Go through the entries below and collect each line with the string "chart" in it.

## Start DATASET ROWS

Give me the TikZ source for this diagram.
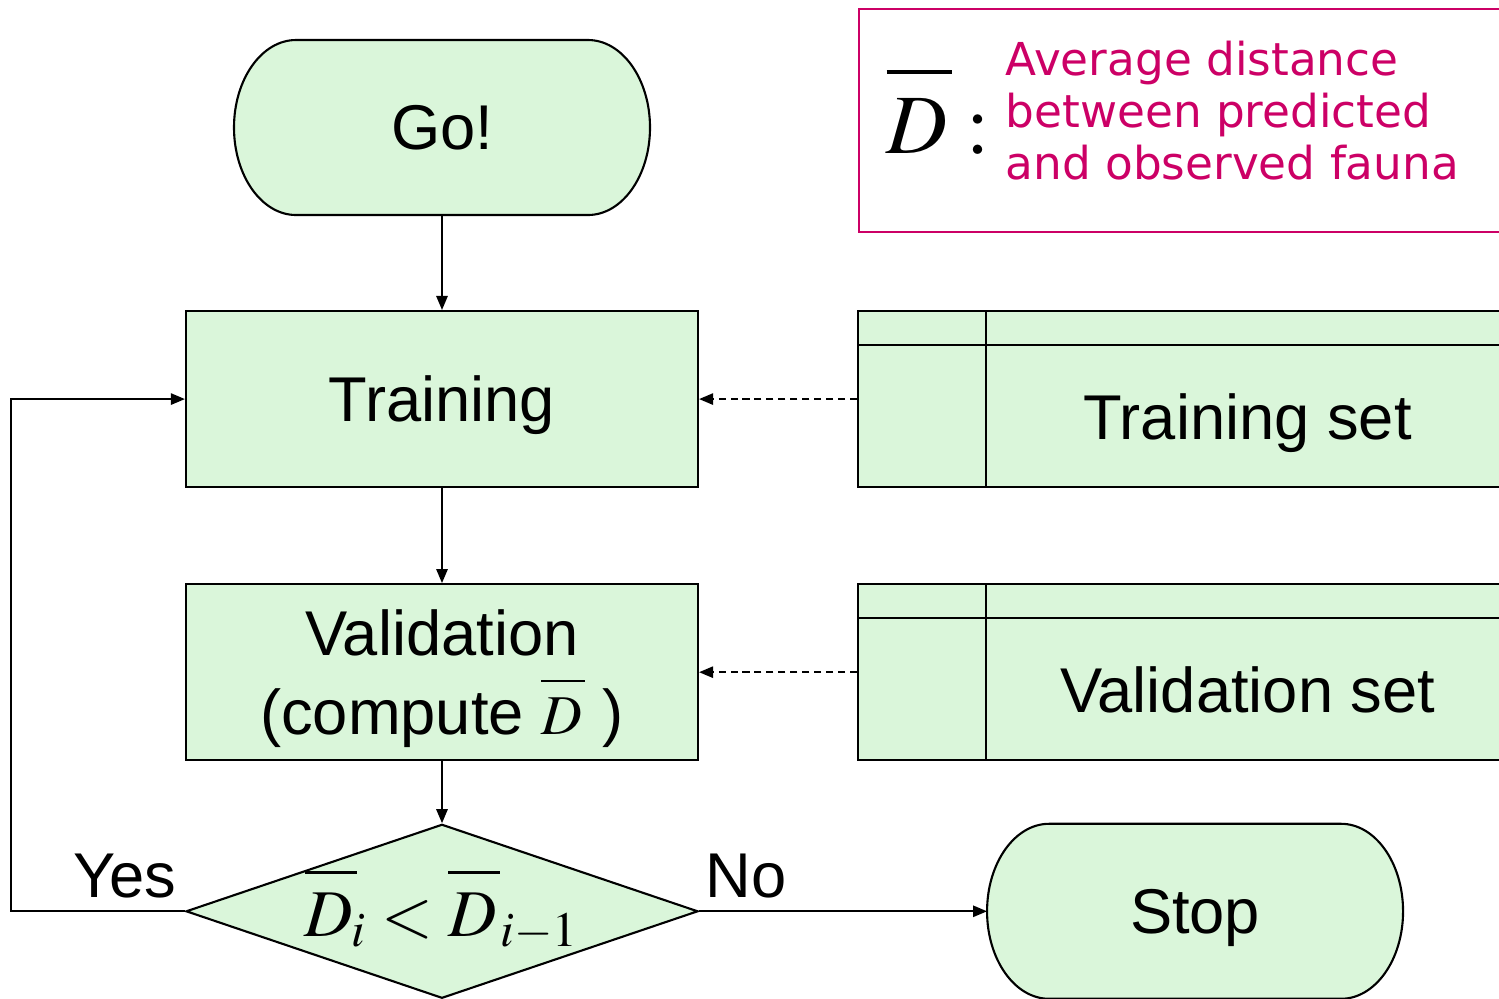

## End DATASET ROWS
## Start DATASET ROWS

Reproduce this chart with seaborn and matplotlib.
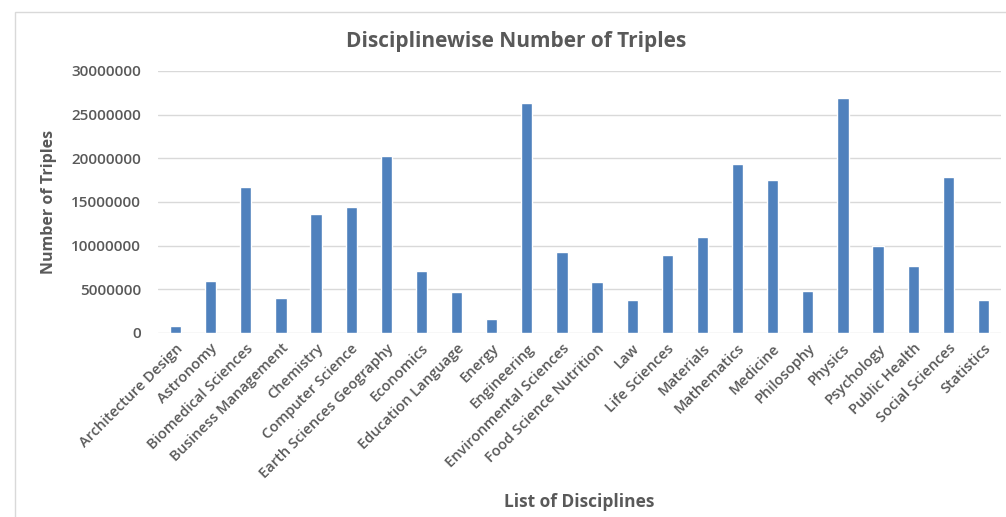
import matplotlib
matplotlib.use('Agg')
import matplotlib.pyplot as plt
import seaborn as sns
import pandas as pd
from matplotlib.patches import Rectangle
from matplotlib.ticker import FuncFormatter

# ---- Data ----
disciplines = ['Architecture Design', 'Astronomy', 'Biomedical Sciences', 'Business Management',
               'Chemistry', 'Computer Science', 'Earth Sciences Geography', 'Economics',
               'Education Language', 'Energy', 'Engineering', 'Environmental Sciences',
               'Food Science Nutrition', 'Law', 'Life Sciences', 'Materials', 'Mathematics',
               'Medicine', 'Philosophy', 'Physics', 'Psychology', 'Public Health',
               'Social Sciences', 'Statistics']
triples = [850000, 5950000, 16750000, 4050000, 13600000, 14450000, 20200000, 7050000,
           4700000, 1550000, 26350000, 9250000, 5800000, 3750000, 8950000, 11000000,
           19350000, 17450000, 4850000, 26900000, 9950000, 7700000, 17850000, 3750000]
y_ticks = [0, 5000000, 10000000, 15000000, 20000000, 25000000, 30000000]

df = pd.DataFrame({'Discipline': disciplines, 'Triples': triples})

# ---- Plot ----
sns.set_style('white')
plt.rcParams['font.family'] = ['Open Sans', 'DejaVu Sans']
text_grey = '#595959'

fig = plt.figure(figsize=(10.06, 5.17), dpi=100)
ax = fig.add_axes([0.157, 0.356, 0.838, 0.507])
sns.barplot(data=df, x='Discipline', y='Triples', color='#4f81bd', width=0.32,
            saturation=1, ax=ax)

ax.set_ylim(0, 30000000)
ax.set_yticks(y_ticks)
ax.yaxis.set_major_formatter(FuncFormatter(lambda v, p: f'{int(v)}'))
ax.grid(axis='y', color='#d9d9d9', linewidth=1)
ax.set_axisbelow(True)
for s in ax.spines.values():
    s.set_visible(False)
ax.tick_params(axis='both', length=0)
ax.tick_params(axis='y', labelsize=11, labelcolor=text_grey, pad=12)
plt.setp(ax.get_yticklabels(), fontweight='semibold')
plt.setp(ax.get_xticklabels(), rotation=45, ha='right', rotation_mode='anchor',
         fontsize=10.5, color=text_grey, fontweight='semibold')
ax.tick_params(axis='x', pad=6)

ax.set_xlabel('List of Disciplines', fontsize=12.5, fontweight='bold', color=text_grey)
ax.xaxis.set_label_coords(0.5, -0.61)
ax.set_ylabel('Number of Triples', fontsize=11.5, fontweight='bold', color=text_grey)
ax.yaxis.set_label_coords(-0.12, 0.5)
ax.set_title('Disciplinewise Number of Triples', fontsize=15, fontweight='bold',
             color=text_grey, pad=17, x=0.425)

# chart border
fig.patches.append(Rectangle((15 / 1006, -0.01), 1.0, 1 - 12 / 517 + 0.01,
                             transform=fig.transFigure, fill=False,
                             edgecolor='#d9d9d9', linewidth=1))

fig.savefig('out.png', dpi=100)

## End DATASET ROWS

▶ **SOLUTION TO THIS TASK**
Reproduce this chart with seaborn and matplotlib.
# chart border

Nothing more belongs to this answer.